The only way to provide books to the 2 billion children in the world is electronically. You cannot feed children or clothe them electronically, but you can certainly educate and provide hope with these weightless, sizeless and mostly costless 1’s and 0’s.
Read the whole thing here.
The Indian government has been at the forefront of trying to create a tablet for the masses, although previous promises haven't always amounted to very much. Last week, Wired reported
that the Indian government showed off a prototype of what it claimed to be a $35 tablet (watch the video above) running on Android.
Negroponte's organization, One Laptop Per Child (OLPC), which aims to provide kids in the developing world with cheap, low-power laptops, has shown signs of wanting to get involved. Earlier in August, OLPC wrote an open letter to the Indian government offering to make its technology and expertise available for the $35 tablet project.
(Ryan Paul at "Gears and Gadgets" has some good background
on OLPC's rocky relationship with India's Ministry of Human Resource Development (MHRD)).

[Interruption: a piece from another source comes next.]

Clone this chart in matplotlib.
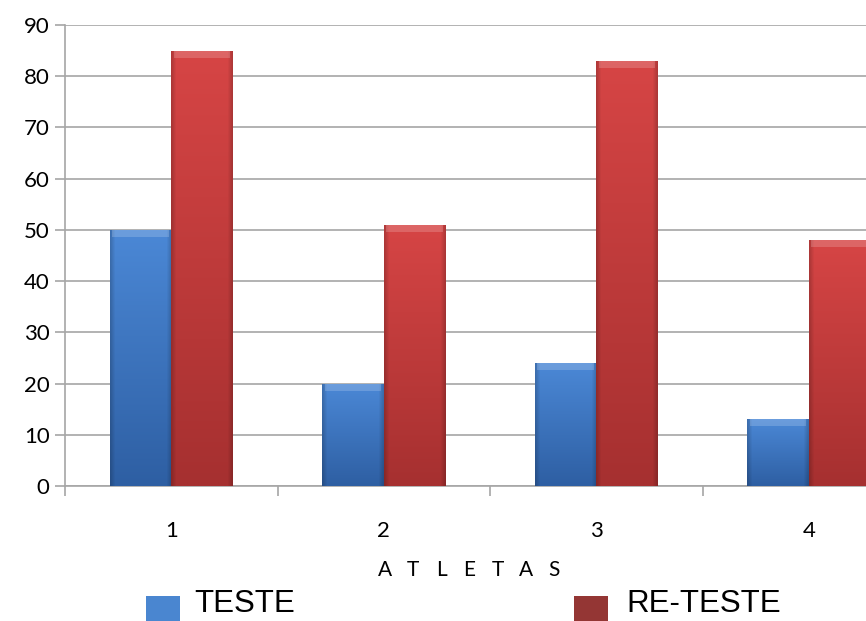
import numpy as np
import matplotlib
matplotlib.use('Agg')
import matplotlib.pyplot as plt
from matplotlib.patches import Rectangle
from matplotlib.colors import to_rgb

atletas = ['1', '2', '3', '4']
teste = [50, 20, 24, 13]
reteste = [85, 51, 83, 48]
y_ticks = list(range(0, 100, 10))

BLUE_TOP, BLUE_BOT = '#4b88d6', '#2e5fa3'
RED_TOP, RED_BOT = '#d64545', '#a63030'
GRID = '#a6a6a6'

plt.rcParams['font.family'] = ['Lato', 'DejaVu Sans']

fig = plt.figure(figsize=(8.66, 6.21), dpi=100)
ax = fig.add_axes([65/866, 135/621, 850/866, 461/621])


def shaded_bar(ax, xc, width, height, top, bot):
    # bar drawn by the library, then filled with a bevel-like gradient clipped to it
    rect = ax.bar(xc, height, width, color=bot, linewidth=0, zorder=3)[0]
    ny, nx = 60, 40
    t = np.linspace(0, 1, ny)[:, None]           # 0 bottom -> 1 top
    s = np.linspace(-1, 1, nx)[None, :]
    c_top, c_bot = np.array(to_rgb(top)), np.array(to_rgb(bot))
    base = c_bot + (c_top - c_bot) * t[..., None]
    edge = 1 - 0.18 * np.clip((np.abs(s) - 0.85) / 0.15, 0, 1)
    img = base * edge[..., None]
    x0 = xc - width / 2
    im = ax.imshow(img, extent=(x0, x0 + width, 0, height), origin='lower',
                   aspect='auto', zorder=4, interpolation='bilinear')
    im.set_clip_path(rect)
    # light bevel along the top edge
    bevel = min(1.4, height * 0.1)
    ax.add_patch(Rectangle((x0 + 0.012, height - bevel), width - 0.024, bevel,
                           facecolor='white', alpha=0.18, linewidth=0, zorder=5))


x = np.arange(1, len(atletas) + 1)
w = 0.29
for xi, a, b in zip(x, teste, reteste):
    shaded_bar(ax, xi - w / 2, w, a, BLUE_TOP, BLUE_BOT)
    shaded_bar(ax, xi + w / 2, w, b, RED_TOP, RED_BOT)

ax.set_xlim(0.5, 4.5)
ax.set_ylim(0, 90)
ax.set_yticks(y_ticks)
ax.yaxis.grid(True, color=GRID, linewidth=1.2, zorder=0)
ax.set_axisbelow(True)
ax.set_xticks(x)
ax.set_xticklabels(atletas)
ax.set_xticks(np.arange(0.5, 5, 1), minor=True)
ax.tick_params(axis='x', which='major', length=0, pad=25, labelsize=16)
ax.tick_params(axis='x', which='minor', length=7, color=GRID, width=1.2)
ax.tick_params(axis='y', length=7, color=GRID, width=1.2, labelsize=16, pad=4)
for sp in ['top', 'right']:
    ax.spines[sp].set_visible(False)
for sp in ['left', 'bottom']:
    ax.spines[sp].set_color(GRID)
    ax.spines[sp].set_linewidth(1.2)

# spaced-out axis title
for i, ch in enumerate('ATLETAS'):
    fig.text((385 + 28.2 * i) / 866, 1 - 570/621, ch, ha='center', va='center',
             fontsize=15, color='black')

# legend
fig.patches.append(Rectangle((146/866, 0), 34/866, 25/621, transform=fig.transFigure,
                             facecolor='#4a86d0', edgecolor='none'))
fig.patches.append(Rectangle((574/866, 0), 34/866, 25/621, transform=fig.transFigure,
                             facecolor='#943634', edgecolor='none'))
fig.text(194/866, 1 - 604/621, 'TESTE', ha='left', va='center', fontsize=22.5,
         family='Liberation Sans')
fig.text(626/866, 1 - 604/621, 'RE-TESTE', ha='left', va='center', fontsize=22.5,
         family='Liberation Sans')

fig.savefig('out.png', dpi=100)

There's obviously a lot of development folks excited about the possibilities of e-readers. "The Wall Street Journal's" "Digits" blog reported on August 5 that a non-profit called Worldreader is trying out giving schoolkids in Ghana Kindles
to use at school and at home.
[Worldreader founder David] Risher says he thinks e-books will let the developing world skip the paper stage, in much the same way cell phones have helped countries skip the landline stage. E-readers, he says, are more akin to cellphones than laptops -- and are well designed for the developing world because they don’t consume much power and they use the universal GSM network. “Computers play a great role, but e-readers really solve the reading problem much more direct and simple way,” says Risher.
It all makes sense: e-readers are pretty damn durable, cheap, and consume hardly any power -- which are some of the fundamental requirements of OLPC laptops.
But for a variety of contentious reasons
OLPC laptops never quite caught on and were eclipsed by the proliferation of mobile phones in the developing world.
As Ryan Paul points out, maybe, by offering to work with the Indian government, "it reflects OLPC's evolving views about the value of collaboration." OLPC previously had fraught relations with its partners.
Anyway, check out Negroponte's piece. It's nice to hear a bit of techno-optimism again.